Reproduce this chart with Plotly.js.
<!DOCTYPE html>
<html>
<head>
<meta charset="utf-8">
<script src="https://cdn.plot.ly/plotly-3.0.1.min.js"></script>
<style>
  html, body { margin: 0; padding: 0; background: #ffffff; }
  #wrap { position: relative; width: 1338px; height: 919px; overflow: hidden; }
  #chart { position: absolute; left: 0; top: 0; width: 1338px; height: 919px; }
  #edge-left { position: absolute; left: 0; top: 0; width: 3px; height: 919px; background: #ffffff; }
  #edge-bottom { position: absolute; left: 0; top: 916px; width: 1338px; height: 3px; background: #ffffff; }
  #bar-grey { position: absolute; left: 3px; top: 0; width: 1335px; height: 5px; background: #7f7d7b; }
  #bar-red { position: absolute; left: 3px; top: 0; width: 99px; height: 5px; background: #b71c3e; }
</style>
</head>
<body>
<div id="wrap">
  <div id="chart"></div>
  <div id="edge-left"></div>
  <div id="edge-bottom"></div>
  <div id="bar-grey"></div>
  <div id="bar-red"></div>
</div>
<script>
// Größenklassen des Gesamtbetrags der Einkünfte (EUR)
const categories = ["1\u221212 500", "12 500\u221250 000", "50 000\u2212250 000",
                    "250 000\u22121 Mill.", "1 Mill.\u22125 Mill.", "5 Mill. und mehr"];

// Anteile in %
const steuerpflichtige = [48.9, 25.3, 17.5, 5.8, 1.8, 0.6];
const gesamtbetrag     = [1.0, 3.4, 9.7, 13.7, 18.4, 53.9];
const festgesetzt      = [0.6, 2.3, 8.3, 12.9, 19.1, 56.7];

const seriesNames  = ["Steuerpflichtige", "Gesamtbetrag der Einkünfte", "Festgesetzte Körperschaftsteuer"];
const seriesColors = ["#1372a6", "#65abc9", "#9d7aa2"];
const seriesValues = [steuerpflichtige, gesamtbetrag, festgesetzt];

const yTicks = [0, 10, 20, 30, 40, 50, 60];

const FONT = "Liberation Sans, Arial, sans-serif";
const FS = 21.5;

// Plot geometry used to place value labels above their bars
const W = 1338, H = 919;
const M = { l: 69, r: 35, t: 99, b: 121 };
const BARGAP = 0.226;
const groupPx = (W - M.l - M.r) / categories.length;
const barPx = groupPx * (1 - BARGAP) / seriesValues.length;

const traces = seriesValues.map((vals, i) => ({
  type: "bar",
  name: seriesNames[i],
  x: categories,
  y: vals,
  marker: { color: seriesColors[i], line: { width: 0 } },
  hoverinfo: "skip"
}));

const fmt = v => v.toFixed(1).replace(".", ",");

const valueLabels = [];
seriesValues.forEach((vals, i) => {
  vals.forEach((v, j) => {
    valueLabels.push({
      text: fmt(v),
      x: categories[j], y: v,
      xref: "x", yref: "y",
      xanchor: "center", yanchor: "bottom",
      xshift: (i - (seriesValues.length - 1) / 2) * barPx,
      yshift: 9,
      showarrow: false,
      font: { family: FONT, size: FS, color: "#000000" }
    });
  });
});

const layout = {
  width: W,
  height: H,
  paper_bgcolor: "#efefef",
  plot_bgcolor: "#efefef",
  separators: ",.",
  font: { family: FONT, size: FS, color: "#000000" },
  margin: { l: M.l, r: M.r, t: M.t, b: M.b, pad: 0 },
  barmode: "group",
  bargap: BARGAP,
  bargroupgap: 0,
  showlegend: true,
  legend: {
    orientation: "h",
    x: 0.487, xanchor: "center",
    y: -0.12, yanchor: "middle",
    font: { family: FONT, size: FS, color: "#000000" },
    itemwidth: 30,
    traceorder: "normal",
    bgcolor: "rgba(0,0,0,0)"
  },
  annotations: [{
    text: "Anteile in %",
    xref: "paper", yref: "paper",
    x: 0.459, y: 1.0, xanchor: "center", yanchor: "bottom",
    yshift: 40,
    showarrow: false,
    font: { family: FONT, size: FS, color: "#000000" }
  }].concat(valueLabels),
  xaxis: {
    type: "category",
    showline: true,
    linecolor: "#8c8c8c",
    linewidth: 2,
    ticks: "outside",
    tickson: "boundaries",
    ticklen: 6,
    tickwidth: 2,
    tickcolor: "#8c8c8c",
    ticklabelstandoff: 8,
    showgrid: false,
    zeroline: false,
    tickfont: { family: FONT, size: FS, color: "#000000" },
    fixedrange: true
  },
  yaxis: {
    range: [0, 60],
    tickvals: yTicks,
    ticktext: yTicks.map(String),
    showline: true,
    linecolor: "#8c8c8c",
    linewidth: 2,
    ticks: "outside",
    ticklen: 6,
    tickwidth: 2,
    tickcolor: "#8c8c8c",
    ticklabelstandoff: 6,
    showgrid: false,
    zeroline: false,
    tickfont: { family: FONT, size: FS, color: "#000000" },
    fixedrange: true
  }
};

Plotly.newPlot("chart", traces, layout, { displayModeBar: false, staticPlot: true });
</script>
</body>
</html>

——

Task: Word for word, quote all of the data above.

Answer:
Reproduce this chart with Plotly.js.
<!DOCTYPE html>
<html>
<head>
<meta charset="utf-8">
<script src="https://cdn.plot.ly/plotly-3.0.1.min.js"></script>
<style>
  html, body { margin: 0; padding: 0; background: #ffffff; }
  #wrap { position: relative; width: 1338px; height: 919px; overflow: hidden; }
  #chart { position: absolute; left: 0; top: 0; width: 1338px; height: 919px; }
  #edge-left { position: absolute; left: 0; top: 0; width: 3px; height: 919px; background: #ffffff; }
  #edge-bottom { position: absolute; left: 0; top: 916px; width: 1338px; height: 3px; background: #ffffff; }
  #bar-grey { position: absolute; left: 3px; top: 0; width: 1335px; height: 5px; background: #7f7d7b; }
  #bar-red { position: absolute; left: 3px; top: 0; width: 99px; height: 5px; background: #b71c3e; }
</style>
</head>
<body>
<div id="wrap">
  <div id="chart"></div>
  <div id="edge-left"></div>
  <div id="edge-bottom"></div>
  <div id="bar-grey"></div>
  <div id="bar-red"></div>
</div>
<script>
// Größenklassen des Gesamtbetrags der Einkünfte (EUR)
const categories = ["1\u221212 500", "12 500\u221250 000", "50 000\u2212250 000",
                    "250 000\u22121 Mill.", "1 Mill.\u22125 Mill.", "5 Mill. und mehr"];

// Anteile in %
const steuerpflichtige = [48.9, 25.3, 17.5, 5.8, 1.8, 0.6];
const gesamtbetrag     = [1.0, 3.4, 9.7, 13.7, 18.4, 53.9];
const festgesetzt      = [0.6, 2.3, 8.3, 12.9, 19.1, 56.7];

const seriesNames  = ["Steuerpflichtige", "Gesamtbetrag der Einkünfte", "Festgesetzte Körperschaftsteuer"];
const seriesColors = ["#1372a6", "#65abc9", "#9d7aa2"];
const seriesValues = [steuerpflichtige, gesamtbetrag, festgesetzt];

const yTicks = [0, 10, 20, 30, 40, 50, 60];

const FONT = "Liberation Sans, Arial, sans-serif";
const FS = 21.5;

// Plot geometry used to place value labels above their bars
const W = 1338, H = 919;
const M = { l: 69, r: 35, t: 99, b: 121 };
const BARGAP = 0.226;
const groupPx = (W - M.l - M.r) / categories.length;
const barPx = groupPx * (1 - BARGAP) / seriesValues.length;

const traces = seriesValues.map((vals, i) => ({
  type: "bar",
  name: seriesNames[i],
  x: categories,
  y: vals,
  marker: { color: seriesColors[i], line: { width: 0 } },
  hoverinfo: "skip"
}));

const fmt = v => v.toFixed(1).replace(".", ",");

const valueLabels = [];
seriesValues.forEach((vals, i) => {
  vals.forEach((v, j) => {
    valueLabels.push({
      text: fmt(v),
      x: categories[j], y: v,
      xref: "x", yref: "y",
      xanchor: "center", yanchor: "bottom",
      xshift: (i - (seriesValues.length - 1) / 2) * barPx,
      yshift: 9,
      showarrow: false,
      font: { family: FONT, size: FS, color: "#000000" }
    });
  });
});

const layout = {
  width: W,
  height: H,
  paper_bgcolor: "#efefef",
  plot_bgcolor: "#efefef",
  separators: ",.",
  font: { family: FONT, size: FS, color: "#000000" },
  margin: { l: M.l, r: M.r, t: M.t, b: M.b, pad: 0 },
  barmode: "group",
  bargap: BARGAP,
  bargroupgap: 0,
  showlegend: true,
  legend: {
    orientation: "h",
    x: 0.487, xanchor: "center",
    y: -0.12, yanchor: "middle",
    font: { family: FONT, size: FS, color: "#000000" },
    itemwidth: 30,
    traceorder: "normal",
    bgcolor: "rgba(0,0,0,0)"
  },
  annotations: [{
    text: "Anteile in %",
    xref: "paper", yref: "paper",
    x: 0.459, y: 1.0, xanchor: "center", yanchor: "bottom",
    yshift: 40,
    showarrow: false,
    font: { family: FONT, size: FS, color: "#000000" }
  }].concat(valueLabels),
  xaxis: {
    type: "category",
    showline: true,
    linecolor: "#8c8c8c",
    linewidth: 2,
    ticks: "outside",
    tickson: "boundaries",
    ticklen: 6,
    tickwidth: 2,
    tickcolor: "#8c8c8c",
    ticklabelstandoff: 8,
    showgrid: false,
    zeroline: false,
    tickfont: { family: FONT, size: FS, color: "#000000" },
    fixedrange: true
  },
  yaxis: {
    range: [0, 60],
    tickvals: yTicks,
    ticktext: yTicks.map(String),
    showline: true,
    linecolor: "#8c8c8c",
    linewidth: 2,
    ticks: "outside",
    ticklen: 6,
    tickwidth: 2,
    tickcolor: "#8c8c8c",
    ticklabelstandoff: 6,
    showgrid: false,
    zeroline: false,
    tickfont: { family: FONT, size: FS, color: "#000000" },
    fixedrange: true
  }
};

Plotly.newPlot("chart", traces, layout, { displayModeBar: false, staticPlot: true });
</script>
</body>
</html>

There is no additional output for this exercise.